Mia8111: grazie mille!
Cla1969: Piaciuto il risveglio dei due piccioncini? Finalmente un po' di pace e tenerezza... mi spiace per la cena, ahahahaha attenzione! XD Certo, se tutto filasse liscio sarebbe troppo bello, quindi ecco la zia Elroy e la signora Brighton pronti a mettere i bastoni fra le ruote: ci riusciranno?
Elizabeth: Purtroppo a quell'epoca questa era la normalità e queste due donne sono pronte a fare guerra in nome della società e persino sacrificando i sentimenti, ahimè!
Charlotte: Aahahahaha e lo so bene che vi piacerebbe che saltassi tutte le tappe e gli facessi anticipare la luna di miele! Ma, anche se molto "moderni", Candy e Albert vogliono fare le cose per bene e quindi hanno deciso di aspettare, al momento. Difficile ma non impossibile ;-) La zia Elroy non si arrende, ma ha pane per i suoi denti. Grazie, alla prossima!

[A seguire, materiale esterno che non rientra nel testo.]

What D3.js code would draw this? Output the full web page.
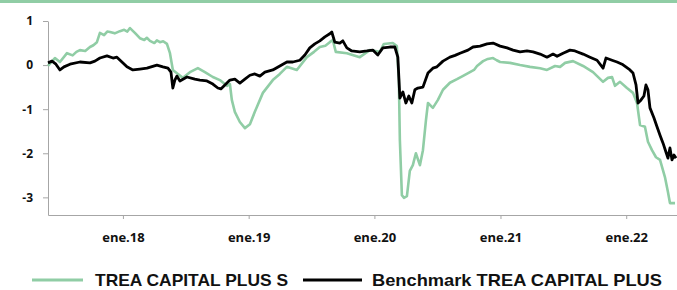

Dany Cornwell: Credo tu sia l'unica che parla di "comportarsi male", qui un po' tutte tifano per la notte di nozze in anticipo LOL! No, no, tranquilla, sono stati bravi e hanno solo parlato, anche se l'attenzione è alta perché non è che siano di marmo XD Qui oltre a Candy e Albert anche Annie e Archie hanno le loro difficoltà: la battaglia sta iniziando!